Given the rise of bacon worship in recent years, perhaps it’s no surprise that people are upset at the thought of a bacon shortage. But is the shortage real? And does it even have anything to do with bacon in particular? Are we headed for a dystopian future of food lines and bacon rationing?

Not really. But you probably will have to pay more.

For starters, all bacon isn’t equal. The thing British people call “bacon” isn’t the same as what Americans call “bacon.” Their bacon is from the back cut of the pig and corresponds to what we call “Canadian bacon.” Our beloved bacon, made from pork belly, is known in the United Kingdom as “streaky bacon.” In Canada, interestingly, “bacon” means the exact same thing as in the United States, and they use the term “back bacon” to refer to what we call “Canadian bacon” and English people just call “bacon.” Which is simply a long-winded way of saying that the pork supply issue has nothing in particular to do with bacon.

The issue is corn. Drought this year has destroyed a lot of the world’s corn crop. Over the summer when all the dead corn was in the news, the devastation was portrayed in the press primarily as a sob story about farmers. But as Slate warned you at the time, the economic consequences extend far beyond corn growers and their immediate community.

That’s because corn, for better or for worse, is one of the key commodity inputs of the modern economy. The corn you eat on the cob or in the occasional tortilla or slice of corn bread is just the tip of the corn iceberg. Corn is (unwisely) used to fuel vehicles, and it’s an element in a large share of the food we eat in the form of corn syrup and corn-based oils. What’s more, the meat that we eat is substantially made of corn—a key ingredient in the recipe for modern industrial-scale animal feed. So when drought hits and corn dies, it gets more expensive to feed animals.

This affects the price of meat in different ways, depending on timing. The feedlot operators who supply the vast majority of American beef buy year-old cattle and then fatten them for the slaughter. As fattening gets more expensive, the price they’re willing to pay for the yearlings declines, so the price of cattle in the futures market goes down, reducing breeders’ profits. In the short-term, drought and expensive feed lead to pre-emptive slaughter and an abundance of cheap meat. In the medium-term, however, this process leaves you with fewer animals to bring to the table.

Hence, the “bacon shortage”—actually a global increase in meat prices as a slightly delayed downstream consequence of the increase in corn prices.

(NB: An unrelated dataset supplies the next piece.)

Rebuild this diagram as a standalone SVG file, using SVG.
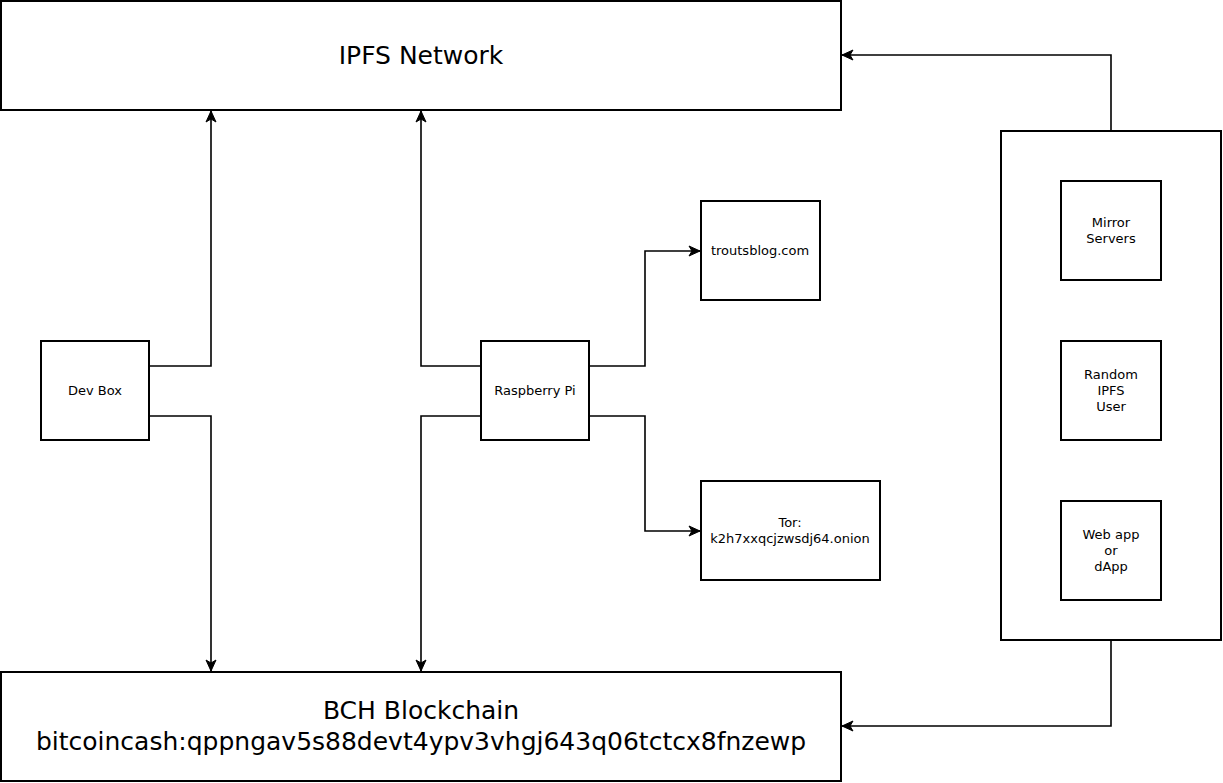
<svg xmlns="http://www.w3.org/2000/svg" width="1223" height="783" viewBox="0 0 1223 783">
<style>
.box{fill:#fff;stroke:#000;stroke-width:2}
.ln{fill:none;stroke:#000;stroke-width:1.6}
text{font-family:"DejaVu Sans",sans-serif;fill:#000;text-anchor:middle;dominant-baseline:central}
.big{font-size:25px}
.sm{font-size:13px}
</style>
<defs>
<marker id="arr" markerUnits="userSpaceOnUse" markerWidth="14" markerHeight="12" viewBox="0 0 14 12" refX="12" refY="6" orient="auto">
<path d="M1,1 L12,6 L1,11 L4,6 Z" fill="#000" stroke="#000" stroke-width="1"/>
</marker>
</defs>
<rect width="1223" height="783" fill="#fff"/>
<g id="connectors">
<path class="ln" d="M149,366 H211 V111" marker-end="url(#arr)"/>
<path class="ln" d="M149,416 H211 V671" marker-end="url(#arr)"/>
<path class="ln" d="M481,366 H421 V111" marker-end="url(#arr)"/>
<path class="ln" d="M481,416 H421 V671" marker-end="url(#arr)"/>
<path class="ln" d="M589,366 H645 V251 H700" marker-end="url(#arr)"/>
<path class="ln" d="M589,416 H645 V531 H700" marker-end="url(#arr)"/>
<path class="ln" d="M1111,131 V55 H842" marker-end="url(#arr)"/>
<path class="ln" d="M1111,640 V726 H842" marker-end="url(#arr)"/>
</g>
<g id="ipfs">
<rect class="box" x="1" y="1" width="840" height="109"/>
<text class="big" x="421" y="55">IPFS Network</text>
</g>
<g id="bch">
<rect class="box" x="1" y="672" width="840" height="109"/>
<text class="big" x="421" y="710">BCH Blockchain</text>
<text class="big" x="421" y="741">bitcoincash:qppngav5s88devt4ypv3vhgj643q06tctcx8fnzewp</text>
</g>
<g id="devbox">
<rect class="box" x="41" y="341" width="108" height="99"/>
<text class="sm" x="95" y="390">Dev Box</text>
</g>
<g id="raspberrypi">
<rect class="box" x="481" y="341" width="108" height="99"/>
<text class="sm" x="535" y="390">Raspberry Pi</text>
</g>
<g id="troutsblog">
<rect class="box" x="701" y="201" width="119" height="99"/>
<text class="sm" x="760" y="250">troutsblog.com</text>
</g>
<g id="tor">
<rect class="box" x="701" y="481" width="179" height="99"/>
<text class="sm" x="790" y="522">Tor:</text>
<text class="sm" x="790" y="538">k2h7xxqcjzwsdj64.onion</text>
</g>
<g id="users">
<rect class="box" x="1001" y="131" width="220" height="509"/>
</g>
<g id="mirror">
<rect class="box" x="1061" y="181" width="100" height="99"/>
<text class="sm" x="1111" y="222">Mirror</text>
<text class="sm" x="1111" y="238">Servers</text>
</g>
<g id="random">
<rect class="box" x="1061" y="341" width="100" height="99"/>
<text class="sm" x="1111" y="374">Random</text>
<text class="sm" x="1111" y="390">IPFS</text>
<text class="sm" x="1111" y="406">User</text>
</g>
<g id="webapp">
<rect class="box" x="1061" y="501" width="100" height="99"/>
<text class="sm" x="1111" y="534">Web app</text>
<text class="sm" x="1111" y="550">or</text>
<text class="sm" x="1111" y="566">dApp</text>
</g>
</svg>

Such an increase will, of course, be unpleasant for households used to buying as much cheap bacon as their hearts desire, but there shouldn’t be any actual shortages precisely because prices will rise. Shortages arise when price controls lead to a situation in which consumers want to buy more of something than actually exists, which can lead to government rationing. In our economy there will still be plenty of bacon on the shelves, just priced high enough to deter some people from eating as much of it as usual.

And we should keep these price hikes in context. According to the U.S. Department of Agriculture, bacon reached an average price per pound of $4.61 in August, which was a huge leap from earlier in the summer but actually lower than the price 12 months ago. And here in the United States at least, bacon happens to be more expensive than ham, pork chops, or the USDA’s “all other pork, excluding canned and sliced” catch-all category. It’s more expensive than chicken, and it’s more expensive than ground beef. So American consumers will be able to adjust to higher prices by shifting to burgers, poultry, and other kinds of pork products—possibly even including the stuff the Brits call “bacon”—rather than breaking into mass panic and bacon riots.

The important thing is to keep the situation in perspective. Bad weather happens. Back in the spring of 2008 the world was also panicking about rising pork prices (though at that time the popular media narrative was that meat prices would lead to a surge in Spam sales rather than a bacon shortage). In part as a result of worrying too much about something totally beyond their control—the weather—central banks all around the world took their eyes off the growing collapse in global demand that summer with disastrous consequences we’re still seeing today. Let’s not allow inflated fears of a bacon shortage to distract us from more important issues. In the short term, there’s really nothing to be done but learn to cook more chicken.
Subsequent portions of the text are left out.